Mac wrote:
I don't understand why anyone would switch without seeing what Photos has to offer first. Why spend money if you don't have to.
The answer may be in your intended use of the program. If you are a professional, running a cottage industry model, stand-alone portrait studio or commercial photography business, then something like Lightroom or Capture One is a virtual necessity.
If you are an enthusiast who wishes to catalog all your photos and perhaps do some efficient post-processing, Photos will probably fit the bill nicely.
Apple's game is all about having the best consumer interfaces to whatever devices and applications they sell. Photos looks like it will deliver a very smooth, intuitive, and fast user experience.
While it might not have ALL the bells and whistles that Aperture does, Photos will be more efficient to use, and it will sync seamlessly with Photos on the iPhone and iPad and iPod Touch. If you are heavily invested in the Apple ecosystem, that may be enough to tip the scales, right there.
Years ago, when Aperture and Lightroom were both at version 2.x, I took a four hour course on each of them at the DIMA Conference (Digital Imaging Marketing Association an arm of the Photo Marketing Association International). It was apparent even then that Lightroom would win the mindshare of the professional crowd, because Adobe was listening VERY carefully to the most influential pros in the industry, whether at PMAI's conventions, or PPA's conventions, or WPPI's conventions. It was also developing a cross-platform application. Apple would have done well to follow their FileMaker Pro database model, and do cross-platform development as well, but they kept Aperture a Mac-only app.
Lightroom has evolved nicely, and is a de facto standard of the independent professional photographer. It does, in software, what custom lab technicians used to do in a darkroom and much, much more. Combine it with Photoshop for pixel editing (retouching, masking, layering, compositing, color separating, adding text...), and you have a graphic arts tour de force. Add plug-ins for retouching automation and sharpening and other effects, and you can do virtually anything in the photo world.

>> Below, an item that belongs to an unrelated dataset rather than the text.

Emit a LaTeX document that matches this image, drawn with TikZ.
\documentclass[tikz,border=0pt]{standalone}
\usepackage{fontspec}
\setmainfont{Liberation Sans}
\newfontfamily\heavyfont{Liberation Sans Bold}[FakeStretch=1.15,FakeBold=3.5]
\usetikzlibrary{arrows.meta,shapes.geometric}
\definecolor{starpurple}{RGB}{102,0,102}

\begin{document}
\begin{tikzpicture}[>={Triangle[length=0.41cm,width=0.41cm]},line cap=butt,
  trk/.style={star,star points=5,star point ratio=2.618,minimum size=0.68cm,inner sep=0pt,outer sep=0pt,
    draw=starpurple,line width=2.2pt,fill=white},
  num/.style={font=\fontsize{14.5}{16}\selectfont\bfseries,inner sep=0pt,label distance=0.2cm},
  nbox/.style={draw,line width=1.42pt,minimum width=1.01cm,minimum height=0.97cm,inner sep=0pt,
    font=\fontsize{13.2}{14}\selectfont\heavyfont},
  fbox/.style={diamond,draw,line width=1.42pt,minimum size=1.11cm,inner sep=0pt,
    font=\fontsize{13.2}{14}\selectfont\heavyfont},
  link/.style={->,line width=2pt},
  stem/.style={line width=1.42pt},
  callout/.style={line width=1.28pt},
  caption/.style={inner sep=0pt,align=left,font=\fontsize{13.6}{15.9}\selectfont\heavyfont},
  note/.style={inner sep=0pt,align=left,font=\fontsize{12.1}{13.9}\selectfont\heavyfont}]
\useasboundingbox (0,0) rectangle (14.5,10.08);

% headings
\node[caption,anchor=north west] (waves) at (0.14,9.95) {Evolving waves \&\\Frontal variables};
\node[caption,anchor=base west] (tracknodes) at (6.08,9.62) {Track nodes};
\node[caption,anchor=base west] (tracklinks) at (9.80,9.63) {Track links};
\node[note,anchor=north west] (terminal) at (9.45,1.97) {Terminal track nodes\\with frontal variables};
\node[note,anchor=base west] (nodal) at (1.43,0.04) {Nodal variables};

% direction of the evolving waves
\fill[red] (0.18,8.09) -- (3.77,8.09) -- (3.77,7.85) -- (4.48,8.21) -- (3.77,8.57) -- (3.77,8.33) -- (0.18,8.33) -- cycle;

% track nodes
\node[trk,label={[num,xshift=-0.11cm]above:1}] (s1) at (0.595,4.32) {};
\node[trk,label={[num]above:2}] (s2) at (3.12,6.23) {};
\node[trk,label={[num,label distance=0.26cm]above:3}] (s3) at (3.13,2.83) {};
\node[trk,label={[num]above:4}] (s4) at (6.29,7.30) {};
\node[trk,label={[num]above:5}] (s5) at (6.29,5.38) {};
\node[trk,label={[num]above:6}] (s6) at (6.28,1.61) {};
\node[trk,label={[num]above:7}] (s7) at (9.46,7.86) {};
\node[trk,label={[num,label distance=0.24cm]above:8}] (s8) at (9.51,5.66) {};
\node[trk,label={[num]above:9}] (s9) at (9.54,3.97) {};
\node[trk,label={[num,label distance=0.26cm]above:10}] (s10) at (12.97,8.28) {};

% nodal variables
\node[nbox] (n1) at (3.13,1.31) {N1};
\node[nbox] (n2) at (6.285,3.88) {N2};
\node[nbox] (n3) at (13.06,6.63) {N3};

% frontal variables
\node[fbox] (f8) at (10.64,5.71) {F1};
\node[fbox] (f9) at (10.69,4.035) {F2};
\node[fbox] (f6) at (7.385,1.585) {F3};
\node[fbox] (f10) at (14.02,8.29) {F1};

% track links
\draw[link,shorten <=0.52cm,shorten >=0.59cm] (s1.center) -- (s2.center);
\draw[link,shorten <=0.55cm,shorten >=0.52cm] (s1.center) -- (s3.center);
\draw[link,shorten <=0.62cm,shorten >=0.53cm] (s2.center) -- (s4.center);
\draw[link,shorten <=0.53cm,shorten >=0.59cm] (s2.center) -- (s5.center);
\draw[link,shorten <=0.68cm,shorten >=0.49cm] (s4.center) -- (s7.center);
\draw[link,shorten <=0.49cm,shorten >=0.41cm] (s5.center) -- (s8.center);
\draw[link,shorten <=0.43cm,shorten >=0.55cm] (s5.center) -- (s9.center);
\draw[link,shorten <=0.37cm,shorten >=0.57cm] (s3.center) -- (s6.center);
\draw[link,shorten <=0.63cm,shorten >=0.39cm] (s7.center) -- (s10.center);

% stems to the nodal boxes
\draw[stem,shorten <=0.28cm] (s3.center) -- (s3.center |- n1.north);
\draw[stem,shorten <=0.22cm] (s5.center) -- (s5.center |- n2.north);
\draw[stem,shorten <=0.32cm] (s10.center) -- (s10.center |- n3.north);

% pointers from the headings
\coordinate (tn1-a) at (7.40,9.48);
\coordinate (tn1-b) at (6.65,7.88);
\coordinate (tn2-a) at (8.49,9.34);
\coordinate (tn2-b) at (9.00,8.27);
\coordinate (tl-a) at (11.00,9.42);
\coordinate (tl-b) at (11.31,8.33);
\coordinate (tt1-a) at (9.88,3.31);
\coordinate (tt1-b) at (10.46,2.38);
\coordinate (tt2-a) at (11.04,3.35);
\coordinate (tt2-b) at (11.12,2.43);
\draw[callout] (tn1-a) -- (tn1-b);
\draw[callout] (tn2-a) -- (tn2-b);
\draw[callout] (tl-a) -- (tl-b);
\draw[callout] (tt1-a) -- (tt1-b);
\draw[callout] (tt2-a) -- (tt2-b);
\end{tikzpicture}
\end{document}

The downside of being able to do anything is that there is a huge learning curve to doing anything. Adobe has been selling Photoshop for 25 years, and Aperture for about a decade. Both apps can seem like bloatware to a new user just getting into the field of photography, or to a user who has skipped a few upgrades and just switched to the new versions. There are now so many menus, submenus, palettes, and settings dialogs that it is VERY easy to get lost, dazed, or at least confused.
Apple evolved Aperture to a point where they saw their market shift away from the professional crowd and toward the digital enthusiast. They primarily serve the mass market, not the pro market. Their interfaces are built for speed, efficiency, intuitive understanding, and tight integration with other applications and devices. If that's what you need, go for it! Keep using Aperture until it's orphaned abandonware, and/or upgrade to Photos.
If you're a pro or pro wannabe, you're probably wise to look at Lightroom and Capture One. But install what came with your camera, and look for updaters on the camera manufacturer's web site. There may be times when you need it.
If you're an enthusiast, you have to decide on a level of software that matches your level of enthusiasm. Be honest with yourself Do you want to "fall into" your computer, or do you want to have a life outside of your hobby?
It's like learning whether you want the discipline of exposing JPEGs correctly, with the correct camera menu settings, or whether you just want to get the exposure "close" at the camera, and spend lots of time fixing everything in a raw editor.
If your needs are highly creative, you'll probably shoot raw and spend many satisfying hours at the computer. If your needs are to have fun making nice images to share with friends and family, then you probably use your iPhone and a mirror-less camera on Intelligent Auto, record JPEGs, and tweak them slightly.
While Photos will be a raw editor, the range of tools will be limited when compared with Lightroom, Capture One, or Aperture. If you're an enthusiast with a life outside photography, you will APPRECIATE that. If you're a working pro, that will probably frustrate you.